What factors affect choke valve performance?

Choke valves are vital components in critical industrial processes, particularly within oil and gas production, refining, and chemical processing. Their primary function – controlling flow rates and downstream pressures across significant pressure differentials – demands consistent, predictable performance. Achieving optimal reliability and longevity hinges on understanding and managing numerous interrelated factors.

1. Design and Material Selection:

• Trim Design & Materials: The trim (seat, cage, plug) experiences the most severe conditions. Material selection must resist erosion (from sand, proppant), corrosion (from H2S, CO2, chlorides, acids), and cavitation damage. Hardened alloys (e.g., tungsten carbide, Stellite), super duplex stainless steel, or specialized coatings are often essential. Trim geometry (e.g., multi-stage, tortuous path) directly impacts flow control precision, noise reduction, and erosion mitigation.
• Body Material: Must withstand system pressure, temperature extremes, and corrosive fluids. Compatibility with the process environment is paramount.
• Actuation Mechanism: Whether manual, hydraulic, pneumatic, or electric, the actuator must reliably position the trim against significant flow forces and provide sufficient torque/thrust. Response time and fail-safe requirements influence the choice.

2. Process Conditions:

• Fluid Composition: The nature of the fluid (gas, liquid, multiphase, solids content) drastically affects behavior. Abrasive solids (sand, proppant) accelerate erosion. Corrosive components (H2S, CO2, O2, chlorides) necessitate specific metallurgy. Scaling or hydrate formation can impede movement.
• Pressure Differential (ΔP): The magnitude of the pressure drop across the valve is the primary driver for flow control. High ΔP exacerbates erosion, cavitation, and noise generation. Performance is often defined within specific ΔP ranges.
• Flow Rate & Velocity: Extremely high flow velocities intensify erosion, especially with solids present. Conversely, very low flow rates might not overcome seating friction reliably.
• Temperature: Affects material strength, corrosion rates, potential for scaling/paraffin deposition, and seal integrity.
• Choking Effect: Achieving critical flow (where downstream pressure changes don't affect upstream flow) requires specific ΔP conditions relative to upstream pressure for gases.
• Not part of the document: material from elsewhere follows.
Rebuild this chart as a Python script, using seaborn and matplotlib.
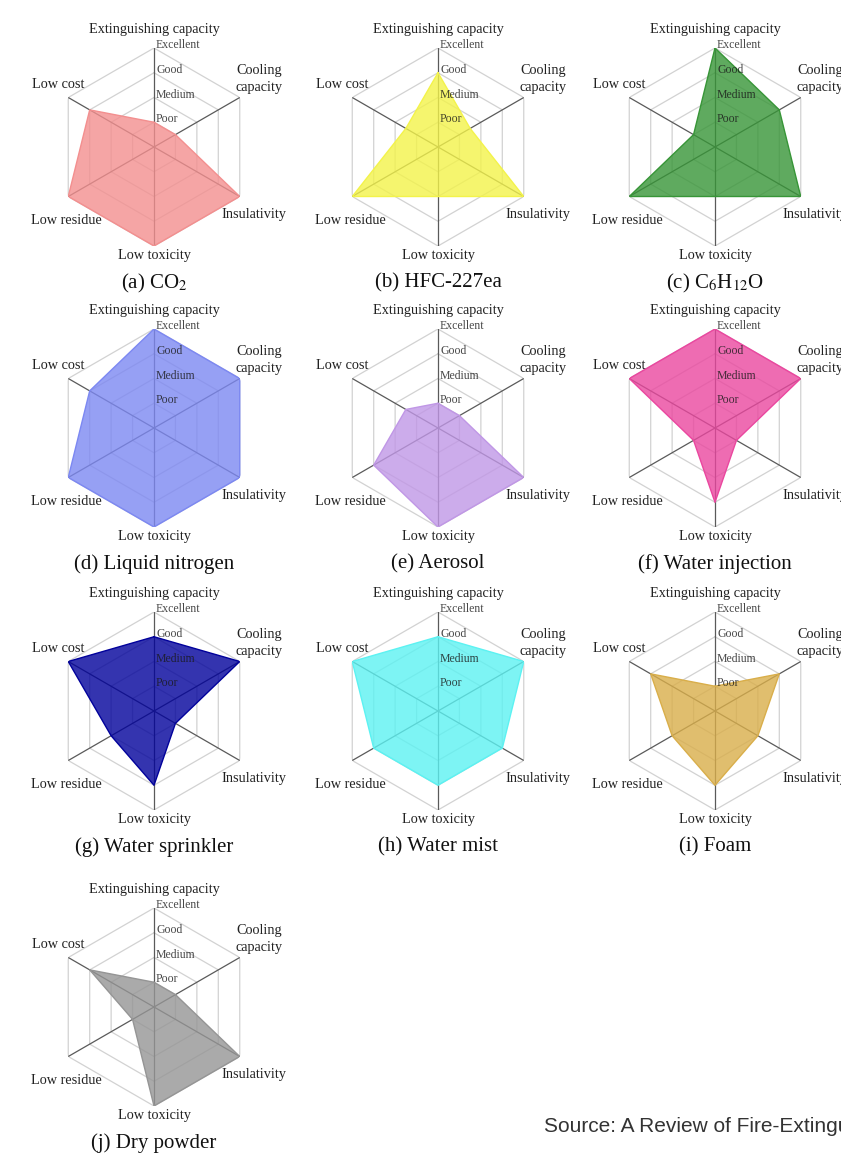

Valve trim influences this transition.

3. Operational Practices:

• Positioning: Operating the valve within its optimal control range is crucial. Frequent cycling or extended periods near fully open/closed positions can accelerate wear and reduce control stability.
• Sand Management: Implementing effective upstream sand control (gravel packs, screens) or erosion-resistant trim significantly reduces the most common cause of premature failure.
• Corrosion Control: Proper chemical inhibition programs (e.g., corrosion inhibitors, oxygen scavengers, biocides) are vital when corrosive elements are present.
• Avoidance of Cavitation: Minimizing conditions where localized vapor bubble collapse causes surface damage requires trim designed for staged pressure reduction.
• Instrumentation Accuracy: Reliable pressure and flow measurements upstream and downstream are essential for precise control and monitoring performance deviations.

4. Installation and Commissioning:

• Piping Alignment: Improper alignment stresses the valve body and actuator, leading to premature wear or leaks.
• Upstream/Downstream Piping: Adequate straight run lengths upstream (typically 5-10 pipe diameters) ensure stable, non-turbulent flow entering the valve for accurate control.
• Commissioning Procedures: Proper flushing of lines before startup removes weld slag, debris, and contaminants that can damage trim or plug small orifices. Gradual pressurization and cycling checks are prudent.
• Calibration: Ensuring positioners and control signals are accurately calibrated is fundamental for correct trim positioning.

5. Maintenance and Monitoring:

• Predictive Maintenance: Utilizing techniques like vibration analysis, acoustic monitoring (for leaks/cavitation), and performance trending (monitoring flow vs. position or required actuator pressure vs. time) can detect degradation early before catastrophic failure.
• Preventive Maintenance: Scheduled inspections, seal replacements, and proactive trim refurbishment/replacement based on operating hours or monitored condition are critical for high-reliability operations.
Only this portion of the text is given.